Dourest J. ROBINSON, III, Appellant,
v.
Chamonix L. ROBINSON, Appellee.
Nos. 2D07-1029, 2D07-4793.
District Court of Appeal of Florida, Second District.
December 17, 2008.Tarya A. Tribble of Tarya A. Tribble, P.A., Riverview, for Appellant.
Carlos A. Ramirez and Monica P. Lopez of Escobar, Ramirez & Associates, P.A., Tampa, for Appellee.
ALTENBERND, Judge.
Dourest J. Robinson, III, has filed appellate proceedings challenging three nonfinal orders in a dissolution proceeding and a final judgment of dissolution entered by the trial court while the appeal of the nonfinal orders was pending.[1] We affirm the appeal of the three nonfinal orders, but reverse the final judgment because the trial court did not have authority to enter that judgment while the interlocutory appeal was pending. Mrs. Robinson has conceded at least one of the issues raised by Mr. Robinson in his challenge of the judgment of dissolution. Thus, on remand, it may be prudent for the trial court to reconsider these issues before entering a final judgment.
In March 2007, Mr. Robinson filed a petition for writ of certiorari seeking relief from three orders enforcing a temporary support order and denying modification of *1172 that temporary support order. It is noteworthy that such a petition does not automatically stay proceedings in the trial court. See Valeria Hendricks, "Writ of Certiorari in Florida," in Florida Appellate Practice, § 19.9 (5th ed. Fla. Bar 2003). Absent the entry of an order staying the proceedings below, the trial court was free to proceed to final judgment.
In this case, certiorari was the wrong remedy. Although Mr. Robinson initially challenged the trial court's order of contempt, in maintaining this appeal he challenges orders that gave his wife the right to immediate monetary relief. Such orders can be appealed under Florida Rule of Appellate Procedure 9.130(a)(3)(C)(iii). For this reason, in April 2007 we entered an order converting the certiorari proceeding to a nonfinal appeal. Under our standard procedures, we served copies of that order on the parties and the trial court clerk but did not send one directly to the trial judge. It is entirely possible that the trial judge did not appreciate that the appellate proceeding had been transformed from an original petition seeking a writ of certiorari to a nonfinal appeal.
Pursuant to Florida Rule of Appellate Procedure 9.130(f), a nonfinal appeal does not act as an automatic stay of proceedings in the trial court, but it divests the trial court of the power to "render a final order disposing of the cause pending such review." Thus, the trial court in this case could conduct a final hearing in the dissolution and even enter an order containing findings and determinations from that hearing, but it could not enter a final judgment while the nonfinal appeal was pending unless this court expressly authorized it to do so.
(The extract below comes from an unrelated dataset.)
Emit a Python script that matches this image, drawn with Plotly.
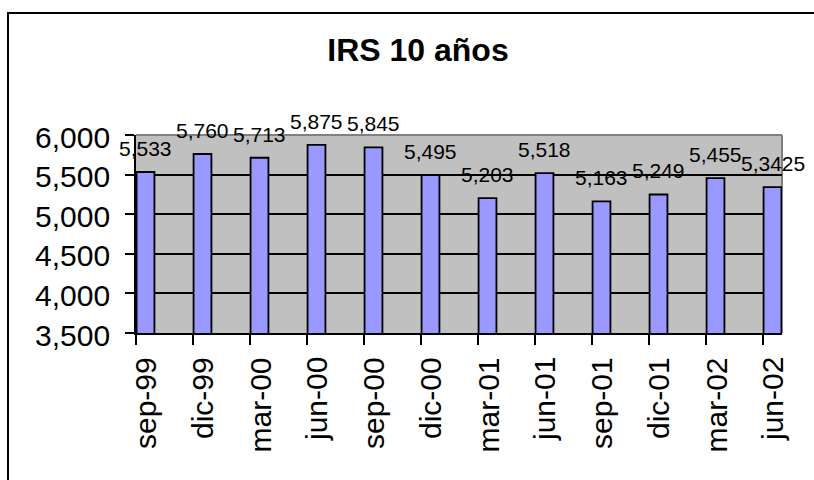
import plotly.graph_objects as go

# ---- data ----
categories = ["sep-99", "dic-99", "mar-00", "jun-00", "sep-00", "dic-00",
              "mar-01", "jun-01", "sep-01", "dic-01", "mar-02", "jun-02"]
values = [5.533, 5.760, 5.713, 5.875, 5.845, 5.495,
          5.203, 5.518, 5.163, 5.249, 5.455, 5.3425]
y_ticks = [3.5, 4.0, 4.5, 5.0, 5.5, 6.0]
title_text = "IRS 10 años"

MONTHS = {"ene": 1, "feb": 2, "mar": 3, "abr": 4, "may": 5, "jun": 6,
          "jul": 7, "ago": 8, "sep": 9, "oct": 10, "nov": 11, "dic": 12}


def month_number(label):
    mon, yy = label.split("-")
    yy = int(yy)
    year = 1900 + yy if yy >= 50 else 2000 + yy
    return year * 12 + MONTHS[mon]


first = month_number(categories[0])
x_idx = [month_number(c) - first for c in categories]   # month slots (date axis)
x_center = [x + 0.5 for x in x_idx]
x_range = [0, x_idx[-1] + 1]


def fmt(v, nd=3):
    s = f"{v:.{nd}f}" if round(v, nd) == v else repr(v)
    return s.replace(".", ",")


labels = [fmt(v) for v in values]
y_tick_text = [fmt(v) for v in y_ticks]

FONT = "Liberation Sans, Arial, sans-serif"

fig = go.Figure()
fig.add_trace(go.Bar(
    x=x_idx, y=values, offset=0.03, width=0.94,
    marker=dict(color="#9999FF", line=dict(color="black", width=1.8)),
    hoverinfo="skip", showlegend=False,
))

# data labels
for xc, v, lab in zip(x_center, values, labels):
    fig.add_annotation(
        x=xc, y=v, xref="x", yref="y", text=lab, showarrow=False,
        yanchor="bottom", yshift=10, font=dict(family=FONT, size=21, color="black"),
    )

# category labels (rotated, centred in each month slot)
for xc, cat in zip(x_center, categories):
    fig.add_annotation(
        x=xc, y=0, xref="x", yref="paper", text=cat, showarrow=False,
        textangle=-90, xanchor="center", yanchor="top", yshift=-22.5,
        font=dict(family=FONT, size=30, color="black"),
    )

# value-axis labels
for yv, yt in zip(y_ticks, y_tick_text):
    fig.add_annotation(
        x=0, y=yv, xref="paper", yref="y", text=yt, showarrow=False,
        xanchor="right", yanchor="middle", xshift=-24, yshift=-2,
        font=dict(family=FONT, size=30, color="black"),
    )

L, R, T, B = 136, 32, 135, 147
W = 814 - L - R
H = 480 - T - B

fig.update_layout(
    width=814, height=480,
    margin=dict(l=L, r=R, t=T, b=B, pad=0),
    paper_bgcolor="white", plot_bgcolor="#C0C0C0",
    separators=",.",
    bargap=0,
    title=dict(text="<b>" + title_text + "</b>", x=418 / 814, xanchor="center",
               xref="container", yref="container", y=1 - 50 / 480, yanchor="middle",
               font=dict(family=FONT, size=32, color="black")),
    xaxis=dict(range=x_range, tickvals=x_idx, showticklabels=False,
               ticks="outside", ticklen=10, tickwidth=2, tickcolor="black",
               showgrid=False, zeroline=False,
               showline=True, linecolor="black", linewidth=2),
    yaxis=dict(range=[y_ticks[0], y_ticks[-1]], tickvals=y_ticks, showticklabels=False,
               ticks="outside", ticklen=9, tickwidth=2, tickcolor="black",
               showgrid=True, gridcolor="black", gridwidth=2, zeroline=False,
               showline=True, linecolor="black", linewidth=2),
)

# plot-area gray border (top and right)
fig.add_shape(type="line", xref="paper", yref="paper", x0=0, x1=1, y0=1, y1=1,
              line=dict(color="#808080", width=2), layer="above")
fig.add_shape(type="line", xref="paper", yref="paper", x0=1, x1=1, y0=0, y1=1,
              line=dict(color="#808080", width=2), layer="below")
# chart-area outer border
fig.add_shape(type="rect", xref="paper", yref="paper",
              x0=(8 - L) / W, x1=(900 - L) / W,
              y0=-(600 - (480 - B)) / H, y1=((480 - B) - 13) / H,
              line=dict(color="black", width=2), fillcolor="rgba(0,0,0,0)", layer="above")

fig.write_html("out.html", config={"displayModeBar": False, "staticPlot": True},
               post_script="document.body.style.margin='0';")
See, e.g., Bemben v. Chock, 938 So. 2d 565, 566 (Fla. 2d DCA 2006) (reversing final summary judgment entered during pendency of interlocutory appeal).
The trial court entered the final judgment in September 2007 and Mr. Robinson filed a timely appeal.[2] He raises seven issues on appeal as to that judgment. Mrs. Robinson concedes that the child support calculation contains an error and that the trial court contradicted itself in its oral pronouncements.
We have reviewed the issues relating to the three nonfinal orders and have concluded that Mr. Robinson is entitled to no relief from this court as to those orders. Because the trial court lacked authority to enter the final judgment, the judgment is reversed and remanded for further proceedings as the trial court deems appropriate.
Affirmed in part, reversed in part, and remanded.
NORTHCUTT, C.J., and LaROSE, J., Concur.
NOTES
[1] This court has consolidated these appeals for purposes of this opinion on its own motion.
[2] Although briefing in nonfinal appeals usually occurs at a rapid pace under rule 9.130, motions and other matters delayed the nonfinal appeal and the reply brief was not filed until September 2008.